#### What you should do:
Pictures do not belong in the copy; transcribe everything else in the records exactly.

#### Material provided:
——
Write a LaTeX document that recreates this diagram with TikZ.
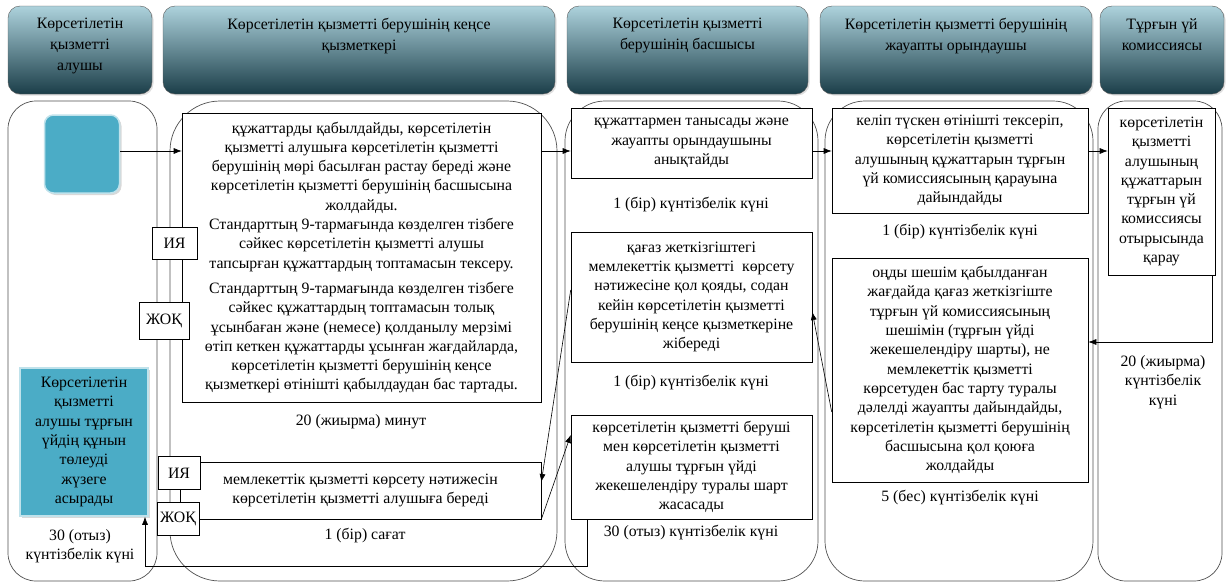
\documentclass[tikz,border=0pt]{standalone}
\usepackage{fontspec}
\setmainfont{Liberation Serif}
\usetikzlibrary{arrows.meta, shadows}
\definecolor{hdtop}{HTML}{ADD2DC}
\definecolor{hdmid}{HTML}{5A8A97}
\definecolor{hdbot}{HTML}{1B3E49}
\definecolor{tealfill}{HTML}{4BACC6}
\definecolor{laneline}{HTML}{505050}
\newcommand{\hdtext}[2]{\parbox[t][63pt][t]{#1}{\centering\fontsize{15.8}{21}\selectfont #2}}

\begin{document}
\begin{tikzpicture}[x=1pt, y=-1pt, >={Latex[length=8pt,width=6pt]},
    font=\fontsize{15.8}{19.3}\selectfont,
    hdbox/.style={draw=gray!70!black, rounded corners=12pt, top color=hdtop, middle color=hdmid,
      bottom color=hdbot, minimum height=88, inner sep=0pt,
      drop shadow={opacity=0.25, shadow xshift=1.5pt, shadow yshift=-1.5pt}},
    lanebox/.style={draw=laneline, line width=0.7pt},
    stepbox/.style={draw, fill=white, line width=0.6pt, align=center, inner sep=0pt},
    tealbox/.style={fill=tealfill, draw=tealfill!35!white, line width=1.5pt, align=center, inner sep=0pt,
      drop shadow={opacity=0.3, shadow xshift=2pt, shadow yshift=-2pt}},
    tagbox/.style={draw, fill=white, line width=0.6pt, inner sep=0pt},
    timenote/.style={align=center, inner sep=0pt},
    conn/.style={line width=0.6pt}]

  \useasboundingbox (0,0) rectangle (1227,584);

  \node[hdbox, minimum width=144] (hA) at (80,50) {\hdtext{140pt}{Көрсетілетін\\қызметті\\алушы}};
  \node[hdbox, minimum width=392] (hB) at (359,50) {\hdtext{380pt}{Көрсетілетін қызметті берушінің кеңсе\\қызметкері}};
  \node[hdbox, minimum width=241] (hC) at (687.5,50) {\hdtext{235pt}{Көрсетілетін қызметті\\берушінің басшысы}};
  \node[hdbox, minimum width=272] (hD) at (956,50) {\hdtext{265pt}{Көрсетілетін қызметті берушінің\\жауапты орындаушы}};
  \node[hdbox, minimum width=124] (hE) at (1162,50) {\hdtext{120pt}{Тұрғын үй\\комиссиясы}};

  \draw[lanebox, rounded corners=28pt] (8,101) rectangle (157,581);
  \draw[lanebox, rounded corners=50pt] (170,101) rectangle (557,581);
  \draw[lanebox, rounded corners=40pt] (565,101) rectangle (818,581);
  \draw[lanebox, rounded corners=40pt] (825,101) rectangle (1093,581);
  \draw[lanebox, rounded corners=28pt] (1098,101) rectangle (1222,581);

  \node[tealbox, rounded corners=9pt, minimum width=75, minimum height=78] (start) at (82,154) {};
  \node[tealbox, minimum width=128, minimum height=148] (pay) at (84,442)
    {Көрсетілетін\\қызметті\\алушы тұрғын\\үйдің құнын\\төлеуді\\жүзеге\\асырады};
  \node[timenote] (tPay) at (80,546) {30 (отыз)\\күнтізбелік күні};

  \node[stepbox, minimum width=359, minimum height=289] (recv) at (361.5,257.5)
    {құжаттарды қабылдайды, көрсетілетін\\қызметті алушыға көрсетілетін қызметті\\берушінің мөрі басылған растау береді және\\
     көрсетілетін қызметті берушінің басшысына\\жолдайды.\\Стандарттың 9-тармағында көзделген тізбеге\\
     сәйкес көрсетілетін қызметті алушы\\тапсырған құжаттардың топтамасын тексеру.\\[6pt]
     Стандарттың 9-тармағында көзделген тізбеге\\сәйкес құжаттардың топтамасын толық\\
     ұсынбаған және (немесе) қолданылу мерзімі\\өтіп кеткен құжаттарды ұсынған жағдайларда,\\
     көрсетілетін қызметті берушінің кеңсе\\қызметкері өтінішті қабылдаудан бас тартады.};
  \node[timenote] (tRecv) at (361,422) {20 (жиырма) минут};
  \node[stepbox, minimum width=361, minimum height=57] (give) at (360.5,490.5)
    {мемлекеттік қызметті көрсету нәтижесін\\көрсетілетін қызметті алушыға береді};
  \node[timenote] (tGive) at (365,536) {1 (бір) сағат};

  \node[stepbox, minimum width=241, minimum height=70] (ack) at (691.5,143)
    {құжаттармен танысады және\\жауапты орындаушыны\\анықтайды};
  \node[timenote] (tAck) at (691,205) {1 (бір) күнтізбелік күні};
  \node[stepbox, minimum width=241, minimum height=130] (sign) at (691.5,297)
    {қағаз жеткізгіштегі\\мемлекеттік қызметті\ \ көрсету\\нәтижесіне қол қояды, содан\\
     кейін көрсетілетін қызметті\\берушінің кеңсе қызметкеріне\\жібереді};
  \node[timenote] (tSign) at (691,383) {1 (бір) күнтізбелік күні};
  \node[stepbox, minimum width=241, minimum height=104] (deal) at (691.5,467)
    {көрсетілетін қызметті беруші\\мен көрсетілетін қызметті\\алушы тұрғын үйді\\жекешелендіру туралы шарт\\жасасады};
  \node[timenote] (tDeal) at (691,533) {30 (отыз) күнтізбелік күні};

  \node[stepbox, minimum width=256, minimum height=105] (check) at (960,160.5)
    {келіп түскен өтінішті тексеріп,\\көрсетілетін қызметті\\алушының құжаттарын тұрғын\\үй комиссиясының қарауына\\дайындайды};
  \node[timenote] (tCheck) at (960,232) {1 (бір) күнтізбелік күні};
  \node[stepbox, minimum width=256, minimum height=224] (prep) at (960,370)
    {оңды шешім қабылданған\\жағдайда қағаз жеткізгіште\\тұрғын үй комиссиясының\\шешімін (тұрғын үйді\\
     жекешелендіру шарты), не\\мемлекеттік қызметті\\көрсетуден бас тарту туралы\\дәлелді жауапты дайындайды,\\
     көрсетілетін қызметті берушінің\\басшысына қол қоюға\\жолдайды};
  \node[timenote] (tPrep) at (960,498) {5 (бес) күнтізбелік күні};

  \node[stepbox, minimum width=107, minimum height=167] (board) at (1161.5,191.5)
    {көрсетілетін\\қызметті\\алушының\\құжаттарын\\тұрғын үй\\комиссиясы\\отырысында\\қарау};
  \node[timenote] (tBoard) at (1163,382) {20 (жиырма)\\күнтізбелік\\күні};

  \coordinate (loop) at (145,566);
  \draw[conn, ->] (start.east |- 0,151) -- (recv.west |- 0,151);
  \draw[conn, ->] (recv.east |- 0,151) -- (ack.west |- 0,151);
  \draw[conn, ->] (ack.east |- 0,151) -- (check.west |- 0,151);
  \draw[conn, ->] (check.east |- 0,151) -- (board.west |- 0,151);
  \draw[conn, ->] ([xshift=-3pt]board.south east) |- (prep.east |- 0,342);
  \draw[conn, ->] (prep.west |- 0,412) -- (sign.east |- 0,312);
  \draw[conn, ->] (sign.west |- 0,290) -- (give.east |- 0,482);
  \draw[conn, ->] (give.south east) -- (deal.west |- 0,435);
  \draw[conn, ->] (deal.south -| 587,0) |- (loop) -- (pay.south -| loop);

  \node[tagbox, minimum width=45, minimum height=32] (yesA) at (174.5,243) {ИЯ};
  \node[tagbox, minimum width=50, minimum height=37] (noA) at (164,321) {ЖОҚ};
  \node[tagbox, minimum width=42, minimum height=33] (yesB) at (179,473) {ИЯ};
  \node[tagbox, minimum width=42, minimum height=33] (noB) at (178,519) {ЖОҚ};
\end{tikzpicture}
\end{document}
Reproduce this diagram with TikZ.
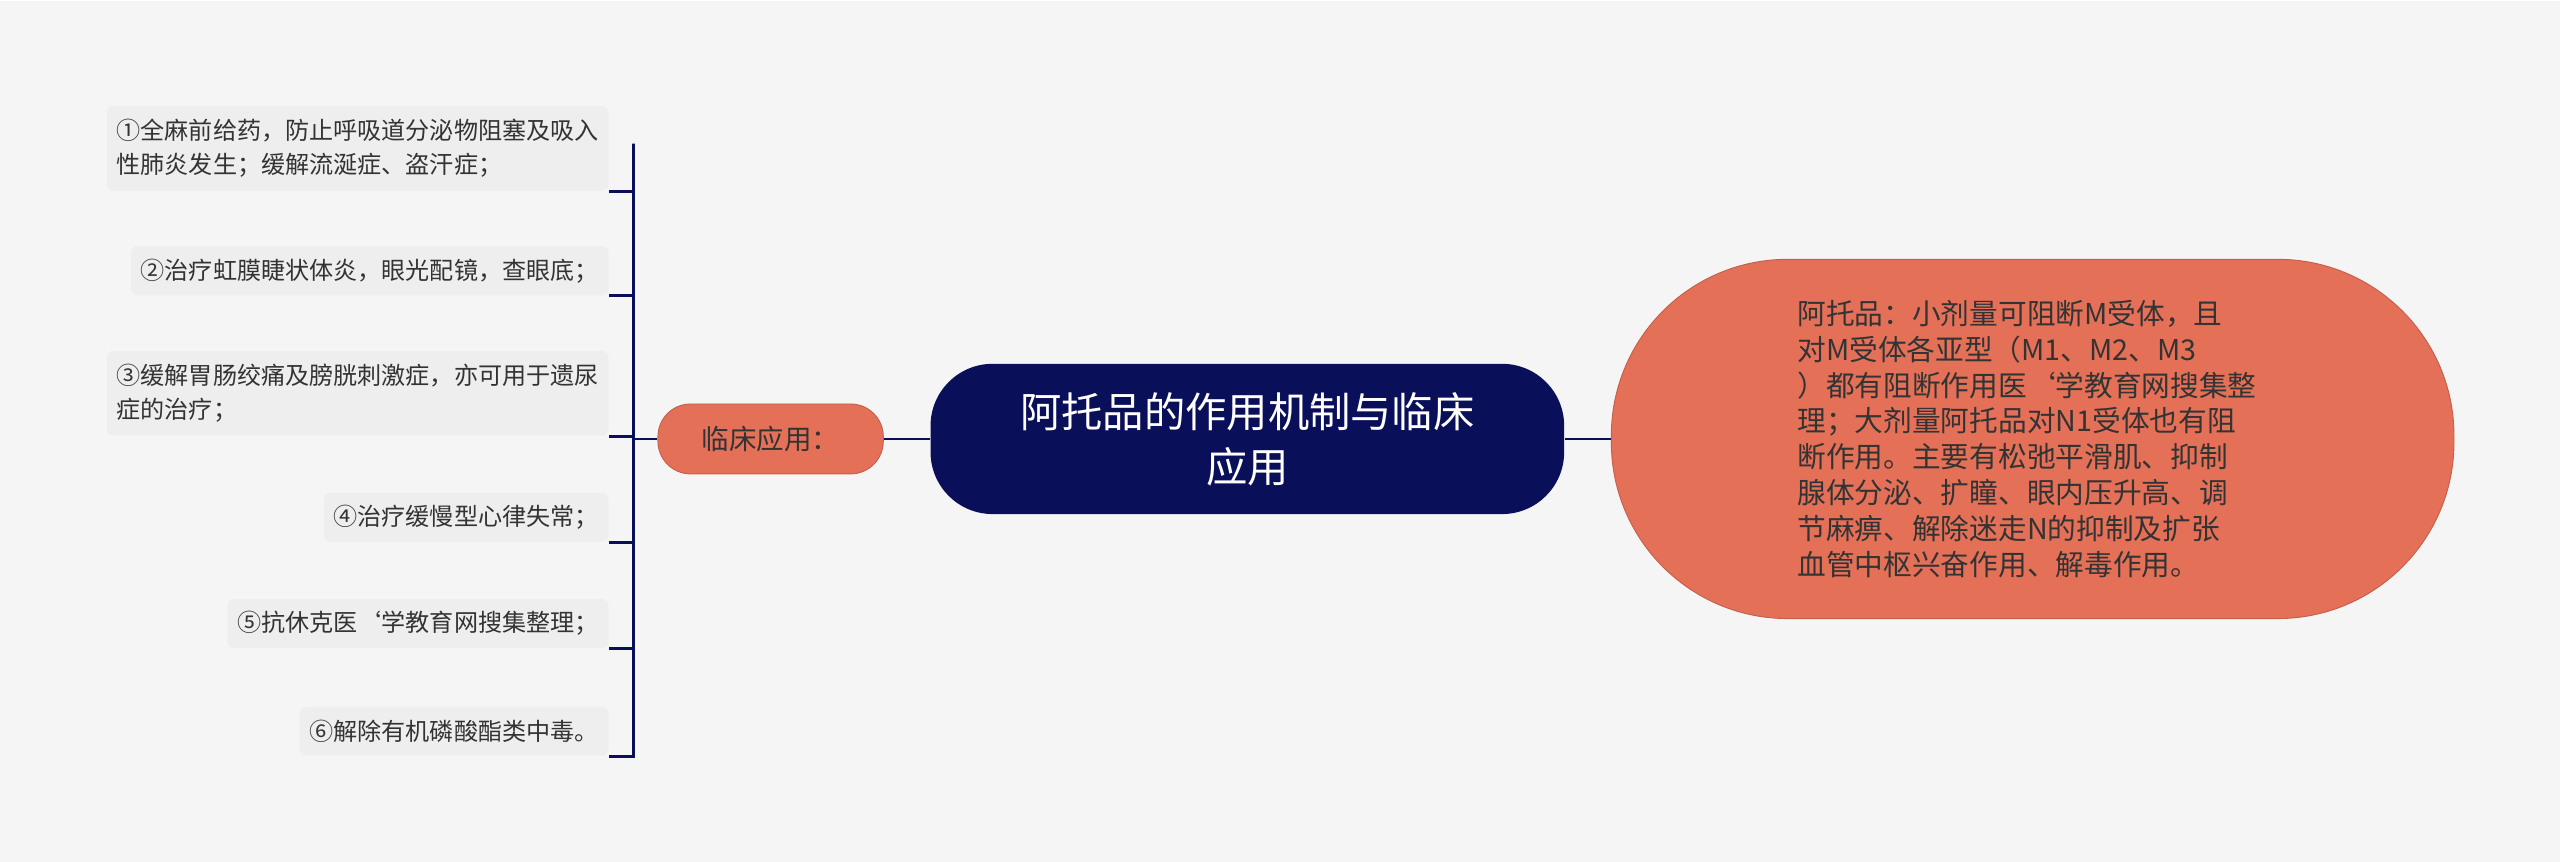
——
#### Expected output:
Write a LaTeX document that recreates this diagram with TikZ.
\documentclass[tikz,border=0pt]{standalone}
\usepackage{fontspec}
\setmainfont{Liberation Serif}
\usetikzlibrary{arrows.meta, shadows}
\definecolor{hdtop}{HTML}{ADD2DC}
\definecolor{hdmid}{HTML}{5A8A97}
\definecolor{hdbot}{HTML}{1B3E49}
\definecolor{tealfill}{HTML}{4BACC6}
\definecolor{laneline}{HTML}{505050}
\newcommand{\hdtext}[2]{\parbox[t][63pt][t]{#1}{\centering\fontsize{15.8}{21}\selectfont #2}}

\begin{document}
\begin{tikzpicture}[x=1pt, y=-1pt, >={Latex[length=8pt,width=6pt]},
    font=\fontsize{15.8}{19.3}\selectfont,
    hdbox/.style={draw=gray!70!black, rounded corners=12pt, top color=hdtop, middle color=hdmid,
      bottom color=hdbot, minimum height=88, inner sep=0pt,
      drop shadow={opacity=0.25, shadow xshift=1.5pt, shadow yshift=-1.5pt}},
    lanebox/.style={draw=laneline, line width=0.7pt},
    stepbox/.style={draw, fill=white, line width=0.6pt, align=center, inner sep=0pt},
    tealbox/.style={fill=tealfill, draw=tealfill!35!white, line width=1.5pt, align=center, inner sep=0pt,
      drop shadow={opacity=0.3, shadow xshift=2pt, shadow yshift=-2pt}},
    tagbox/.style={draw, fill=white, line width=0.6pt, inner sep=0pt},
    timenote/.style={align=center, inner sep=0pt},
    conn/.style={line width=0.6pt}]

  \useasboundingbox (0,0) rectangle (1227,584);

  \node[hdbox, minimum width=144] (hA) at (80,50) {\hdtext{140pt}{Көрсетілетін\\қызметті\\алушы}};
  \node[hdbox, minimum width=392] (hB) at (359,50) {\hdtext{380pt}{Көрсетілетін қызметті берушінің кеңсе\\қызметкері}};
  \node[hdbox, minimum width=241] (hC) at (687.5,50) {\hdtext{235pt}{Көрсетілетін қызметті\\берушінің басшысы}};
  \node[hdbox, minimum width=272] (hD) at (956,50) {\hdtext{265pt}{Көрсетілетін қызметті берушінің\\жауапты орындаушы}};
  \node[hdbox, minimum width=124] (hE) at (1162,50) {\hdtext{120pt}{Тұрғын үй\\комиссиясы}};

  \draw[lanebox, rounded corners=28pt] (8,101) rectangle (157,581);
  \draw[lanebox, rounded corners=50pt] (170,101) rectangle (557,581);
  \draw[lanebox, rounded corners=40pt] (565,101) rectangle (818,581);
  \draw[lanebox, rounded corners=40pt] (825,101) rectangle (1093,581);
  \draw[lanebox, rounded corners=28pt] (1098,101) rectangle (1222,581);

  \node[tealbox, rounded corners=9pt, minimum width=75, minimum height=78] (start) at (82,154) {};
  \node[tealbox, minimum width=128, minimum height=148] (pay) at (84,442)
    {Көрсетілетін\\қызметті\\алушы тұрғын\\үйдің құнын\\төлеуді\\жүзеге\\асырады};
  \node[timenote] (tPay) at (80,546) {30 (отыз)\\күнтізбелік күні};

  \node[stepbox, minimum width=359, minimum height=289] (recv) at (361.5,257.5)
    {құжаттарды қабылдайды, көрсетілетін\\қызметті алушыға көрсетілетін қызметті\\берушінің мөрі басылған растау береді және\\
     көрсетілетін қызметті берушінің басшысына\\жолдайды.\\Стандарттың 9-тармағында көзделген тізбеге\\
     сәйкес көрсетілетін қызметті алушы\\тапсырған құжаттардың топтамасын тексеру.\\[6pt]
     Стандарттың 9-тармағында көзделген тізбеге\\сәйкес құжаттардың топтамасын толық\\
     ұсынбаған және (немесе) қолданылу мерзімі\\өтіп кеткен құжаттарды ұсынған жағдайларда,\\
     көрсетілетін қызметті берушінің кеңсе\\қызметкері өтінішті қабылдаудан бас тартады.};
  \node[timenote] (tRecv) at (361,422) {20 (жиырма) минут};
  \node[stepbox, minimum width=361, minimum height=57] (give) at (360.5,490.5)
    {мемлекеттік қызметті көрсету нәтижесін\\көрсетілетін қызметті алушыға береді};
  \node[timenote] (tGive) at (365,536) {1 (бір) сағат};

  \node[stepbox, minimum width=241, minimum height=70] (ack) at (691.5,143)
    {құжаттармен танысады және\\жауапты орындаушыны\\анықтайды};
  \node[timenote] (tAck) at (691,205) {1 (бір) күнтізбелік күні};
  \node[stepbox, minimum width=241, minimum height=130] (sign) at (691.5,297)
    {қағаз жеткізгіштегі\\мемлекеттік қызметті\ \ көрсету\\нәтижесіне қол қояды, содан\\
     кейін көрсетілетін қызметті\\берушінің кеңсе қызметкеріне\\жібереді};
  \node[timenote] (tSign) at (691,383) {1 (бір) күнтізбелік күні};
  \node[stepbox, minimum width=241, minimum height=104] (deal) at (691.5,467)
    {көрсетілетін қызметті беруші\\мен көрсетілетін қызметті\\алушы тұрғын үйді\\жекешелендіру туралы шарт\\жасасады};
  \node[timenote] (tDeal) at (691,533) {30 (отыз) күнтізбелік күні};

  \node[stepbox, minimum width=256, minimum height=105] (check) at (960,160.5)
    {келіп түскен өтінішті тексеріп,\\көрсетілетін қызметті\\алушының құжаттарын тұрғын\\үй комиссиясының қарауына\\дайындайды};
  \node[timenote] (tCheck) at (960,232) {1 (бір) күнтізбелік күні};
  \node[stepbox, minimum width=256, minimum height=224] (prep) at (960,370)
    {оңды шешім қабылданған\\жағдайда қағаз жеткізгіште\\тұрғын үй комиссиясының\\шешімін (тұрғын үйді\\
     жекешелендіру шарты), не\\мемлекеттік қызметті\\көрсетуден бас тарту туралы\\дәлелді жауапты дайындайды,\\
     көрсетілетін қызметті берушінің\\басшысына қол қоюға\\жолдайды};
  \node[timenote] (tPrep) at (960,498) {5 (бес) күнтізбелік күні};

  \node[stepbox, minimum width=107, minimum height=167] (board) at (1161.5,191.5)
    {көрсетілетін\\қызметті\\алушының\\құжаттарын\\тұрғын үй\\комиссиясы\\отырысында\\қарау};
  \node[timenote] (tBoard) at (1163,382) {20 (жиырма)\\күнтізбелік\\күні};

  \coordinate (loop) at (145,566);
  \draw[conn, ->] (start.east |- 0,151) -- (recv.west |- 0,151);
  \draw[conn, ->] (recv.east |- 0,151) -- (ack.west |- 0,151);
  \draw[conn, ->] (ack.east |- 0,151) -- (check.west |- 0,151);
  \draw[conn, ->] (check.east |- 0,151) -- (board.west |- 0,151);
  \draw[conn, ->] ([xshift=-3pt]board.south east) |- (prep.east |- 0,342);
  \draw[conn, ->] (prep.west |- 0,412) -- (sign.east |- 0,312);
  \draw[conn, ->] (sign.west |- 0,290) -- (give.east |- 0,482);
  \draw[conn, ->] (give.south east) -- (deal.west |- 0,435);
  \draw[conn, ->] (deal.south -| 587,0) |- (loop) -- (pay.south -| loop);

  \node[tagbox, minimum width=45, minimum height=32] (yesA) at (174.5,243) {ИЯ};
  \node[tagbox, minimum width=50, minimum height=37] (noA) at (164,321) {ЖОҚ};
  \node[tagbox, minimum width=42, minimum height=33] (yesB) at (179,473) {ИЯ};
  \node[tagbox, minimum width=42, minimum height=33] (noB) at (178,519) {ЖОҚ};
\end{tikzpicture}
\end{document}
Reproduce this diagram with TikZ.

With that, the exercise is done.